Coauthor: György Dósa

In the bin packing problem we are given an instance consisting of a sequence of items with sizes between 0 and 1. The objective is to pack these items into the smallest possible number of bins of unit size. First Fit algorithm packs each item into the first bin where it fits, possibly opening a new bin if the item cannot fit into any currently open bin. Best Fit algorithm packs each item into the most full bin where it fits, possibly opening a new bin if the item cannot fit into any currently open bin. In early seventies it was shown that the asymptotic approximation ratio of First Fit and Best Fit bin packing algorithm is equal to 1.7. We give a new and simple analysis that proves the same asymptotic ratio. Furthemore, building on this method, we prove that also the absolute approximation ratio for First Fit bin packing is exactly 1.7. This means that if the optimum needs OPT bins, First Fit always uses at most ⌊1.7OPT ⌋ bins.
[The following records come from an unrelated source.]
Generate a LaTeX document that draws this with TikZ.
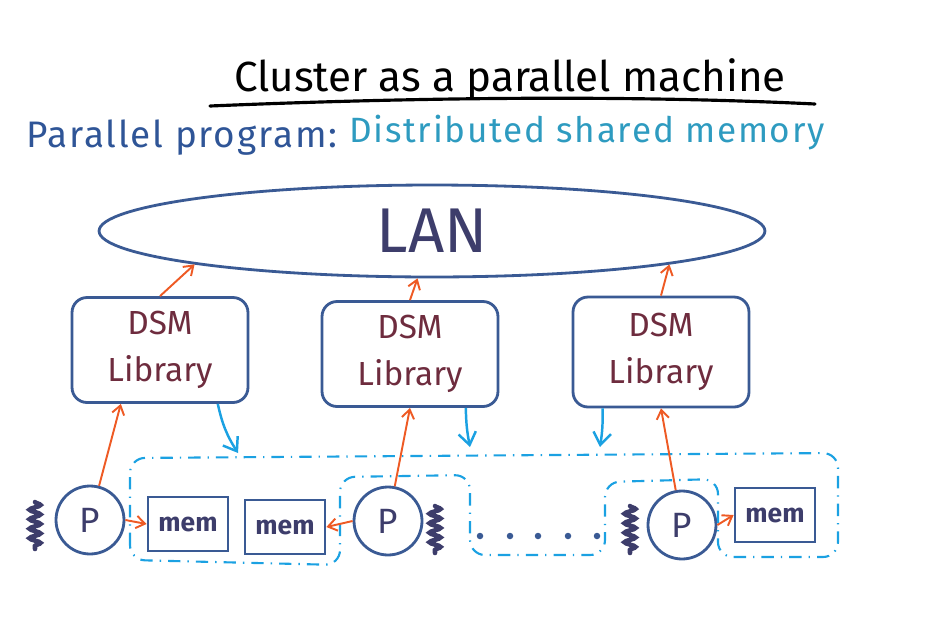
\documentclass[tikz,border=0pt]{standalone}
\usepackage{fontspec}
\setmainfont{Fira Sans}
\usetikzlibrary{arrows.meta,positioning,shapes.geometric,decorations.pathmorphing}

\definecolor{lineblue}{HTML}{3A5A94}
\definecolor{inkblue}{HTML}{3D3D6B}
\definecolor{dsmred}{HTML}{6E2C3E}
\definecolor{arrorange}{HTML}{EE5A24}
\definecolor{skyblue}{HTML}{1BA1E2}
\definecolor{progblue}{HTML}{2F5597}
\definecolor{dsmteal}{HTML}{2E9BC0}

\tikzset{
  libbox/.style={draw=lineblue, line width=1.6pt, rounded corners=0.3cm,
    minimum width=3.52cm, minimum height=2.1cm, align=center, text=dsmred,
    font=\fontsize{19}{27}\selectfont},
  proc/.style={circle, draw=lineblue, line width=1.6pt, minimum size=1.36cm,
    inner sep=0pt, text=inkblue, font=\fontsize{20}{24}\selectfont},
  membox/.style={draw=lineblue, line width=1.6pt, minimum width=1.6cm,
    minimum height=1.08cm, text=inkblue, font=\bfseries\fontsize{15}{18}\selectfont},
  link/.style={draw=arrorange, line width=1.1pt, -{Straight Barb[length=5pt,width=7pt]}},
  share/.style={draw=skyblue, line width=1.4pt, -{Straight Barb[length=7pt,width=10pt]}},
  region/.style={draw=skyblue, line width=1.2pt, rounded corners=0.3cm,
    dash pattern=on 7pt off 4pt on 0.8pt off 4pt},
  squig/.style={draw=inkblue, line width=2.6pt, line cap=round, decorate,
    decoration={snake, segment length=0.19cm, amplitude=0.11cm}},
}

\begin{document}
\begin{tikzpicture}[x=0.02cm, y=-0.02cm]

\useasboundingbox (0,0) rectangle (937,616);

% heading
\node (title) at (510,80) {\fontsize{24}{28}\selectfont Cluster as a parallel machine};
\draw[line width=1.8pt, line cap=round] (210,106) .. controls (450,96) and (650,96) .. (815,104);

\node[anchor=west, text=progblue, font=\fontsize{21}{25}\selectfont\addfontfeatures{LetterSpace=5}] (prog) at (20,138) {Parallel program:};
\node[anchor=west, text=dsmteal, font=\fontsize{20}{24}\selectfont\addfontfeatures{LetterSpace=5}] (dist) at (343,133) {Distributed shared memory};

% network
\node[ellipse, draw=lineblue, line width=1.6pt, minimum width=13.32cm, minimum height=1.84cm,
  inner sep=0pt, text=inkblue, font=\fontsize{36}{40}\selectfont] (lan) at (432,231) {LAN};

% DSM layer
\node[libbox] (dsm1) at (160,350) {DSM\\Library};
\node[libbox] (dsm2) at (410,354) {DSM\\Library};
\node[libbox, minimum height=2.2cm] (dsm3) at (661,352) {DSM\\Library};

% processors and memories
\node[proc] (p1) at (90,520) {P};
\node[proc] (p2) at (388,521) {P};
\node[proc] (p3) at (682,525) {P};

\node[membox] (m1) at (188,524) {mem};
\node[membox] (m2) at (285,527) {mem};
\node[membox] (m3) at (775,515) {mem};

\draw[squig] (35,502) -- (35,549);
\draw[squig] (435,506) -- (435,553);
\draw[squig] (630,506) -- (630,553);

\foreach \x in {480,510,538,568,597}
  \fill[lineblue] (\x,536) circle (0.065cm);

% shared address space
\draw[region] (130,560) -- (130,458) -- (838,453) -- (838,557) -- (718,557)
  -- (718,479) -- (605,482) -- (605,555) -- (470,555) -- (470,475)
  -- (340,477) -- (340,565) -- cycle;

\coordinate (s1) at (238,453);
\coordinate (s2) at (470,447);
\coordinate (s3) at (600,447);

% arrows
\draw[link] (dsm1.north) -- (lan.188);
\draw[link] (dsm2.north) -- (lan.253);
\draw[link] (dsm3.north) -- (lan.352);

\draw[link] (p1) -- (dsm1.234);
\draw[link] (p2) -- (dsm2.south);
\draw[link] (p3) -- (dsm3.south);

\draw[link] (p1.east) -- (m1.west);
\draw[link] (p2.west) -- (m2.east);
\draw[link] (p3.east) -- (m3.west);

\draw[share] (dsm1.-43) to[bend right=10] (s1);
\draw[share] (dsm2.-44) to[bend right=5] (s2);
\draw[share] (dsm3.224) to[bend left=5] (s3);

\end{tikzpicture}
\end{document}
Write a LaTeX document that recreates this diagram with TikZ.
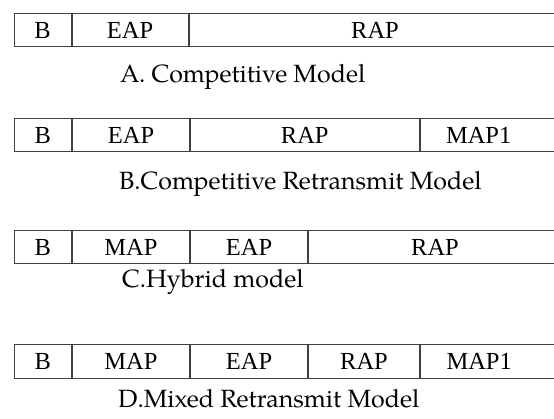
\documentclass[tikz,border=0pt]{standalone}
\usepackage{fontspec}
\setmainfont{Liberation Serif}
\newfontfamily\capfont{texgyrepagella-regular.otf}
\usetikzlibrary{positioning}
\tikzset{
  cell/.style={draw=black!75,line width=1pt,minimum height=33pt,inner sep=0pt,anchor=west,font=\fontsize{24.5}{26}\selectfont},
  lastcell/.style={cell,minimum width=142pt,text width=142pt,align=left},
  caption/.style={anchor=base west,inner sep=0pt,font=\capfont\fontsize{25}{28}\selectfont}
}
\begin{document}
\begin{tikzpicture}[x=1pt,y=-1pt]
  \useasboundingbox (0,0) rectangle (554,419);
  \clip (0,0) rectangle (554,419);
  % A
  \node[cell,minimum width=57pt] (aB) at (13.5,30.5) {B};
  \node[cell,minimum width=116pt] (aEAP) at (aB.east) {EAP};
  \node[cell,minimum width=372pt] (aRAP) at (aEAP.east) {RAP};
  \node[caption] (capA) at (120,83) {A. Competitive Model};
  % B
  \node[cell,minimum width=57.5pt] (bB) at (13.5,135.5) {B};
  \node[cell,minimum width=117pt] (bEAP) at (bB.east) {EAP};
  \node[cell,minimum width=228.5pt] (bRAP) at (bEAP.east) {RAP};
  \node[lastcell] (bMAP1) at (bRAP.east) {\hspace*{26pt}MAP1};
  \node[caption] (capB) at (119,190) {B.Competitive Retransmit Model};
  % C
  \node[cell,minimum width=57.5pt] (cB) at (13.5,247.5) {B};
  \node[cell,minimum width=117pt] (cMAP) at (cB.east) {MAP};
  \node[cell,minimum width=117pt] (cEAP) at (cMAP.east) {EAP};
  \node[cell,minimum width=253pt] (cRAP) at (cEAP.east) {RAP};
  \node[caption] (capC) at (122,288) {C.Hybrid model};
  % D
  \node[cell,minimum width=57.5pt] (dB) at (13.5,361.5) {B};
  \node[cell,minimum width=117pt] (dMAP) at (dB.east) {MAP};
  \node[cell,minimum width=117pt] (dEAP) at (dMAP.east) {EAP};
  \node[cell,minimum width=111pt] (dRAP) at (dEAP.east) {RAP};
  \node[lastcell] (dMAP1) at (dRAP.east) {\hspace*{26pt}MAP1};
  \node[caption] (capD) at (118,407) {D.Mixed Retransmit Model};
\end{tikzpicture}
\end{document}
We also show matching lower bounds for a majority of values of OPT, i.e., we give instances on which First Fit uses exactly ⌊1.7OPT⌋ bins. Such matching upper and lower bounds were previously known only for finitely many small values of OPT. The previous published bound on the absolute approximation ratio of First Fit was 12/7 ≈ 1.7143. Recently a bound of 101/59 ≈ 1.7119 was claimed.